A diocesan administrator, on the other hand, is not named in the Eucharistic Prayer. He is usually a priest who is elected by the diocesan council of consultors to administer a vacant see until a new bishop is appointed and takes possession. The priest has most of the powers and obligations of the bishop but with some restrictions; and he cannot introduce any important innovations.
There are also some special cases in which territorial jurisdictions do not coincide with diocesan borders. For example, a military ordinary usually exercises his territorial jurisdiction over military bases around the country, and occasionally overseas, and it is his name which is mentioned when Mass is celebrated in those bases or on naval ships.
The Personal Ordinariate of the Chair of Saint Peter, informally known as the “Anglican Ordinariate,” is based in Houston, Texas. The ordinary exercises his jurisdiction over the churches and other institutions that pertain to the ordinariate in the United States and Canada, and his name is mentioned when Mass is celebrated in those churches.
When priests are traveling, they only mention the bishop of the place where they happen to be celebrating Mass, and never their own ordinary, even if they are celebrating for groups from their own diocese.
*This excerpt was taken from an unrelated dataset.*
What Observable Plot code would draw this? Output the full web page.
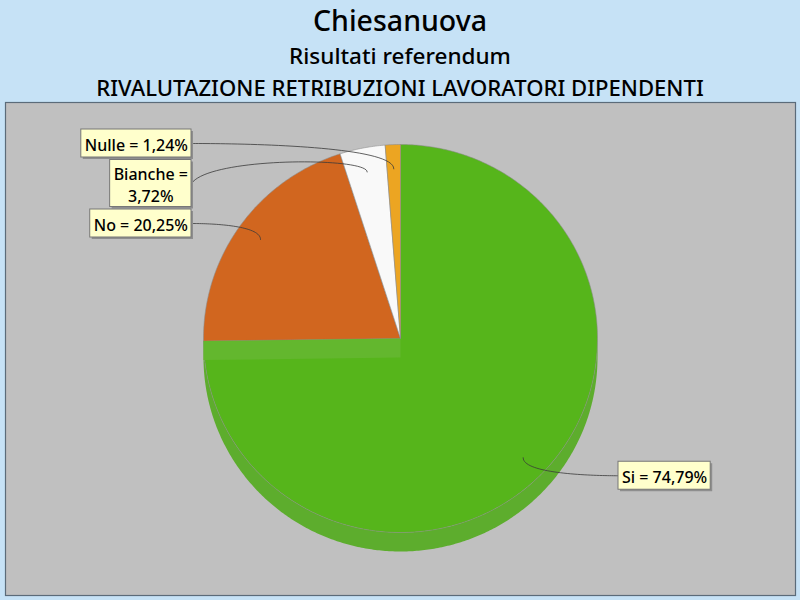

In conclusion, since only those bishops who actually possess pastoral authority in the diocese are named, it follows that no other bishops are mentioned in the Eucharistic Prayer, including bishops emeritus or bishops who happen to be present and are presiding at the celebration.
In this latter case, the presiding bishop refers to himself in the first Eucharistic Prayer and the other prayers if celebrating alone. Concelebrating priests, however, do not mention this bishop’s name in the corresponding part of the other Eucharistic Prayers.
In such cases, a petition for the presiding bishop should usually be included in the prayer of the faithful.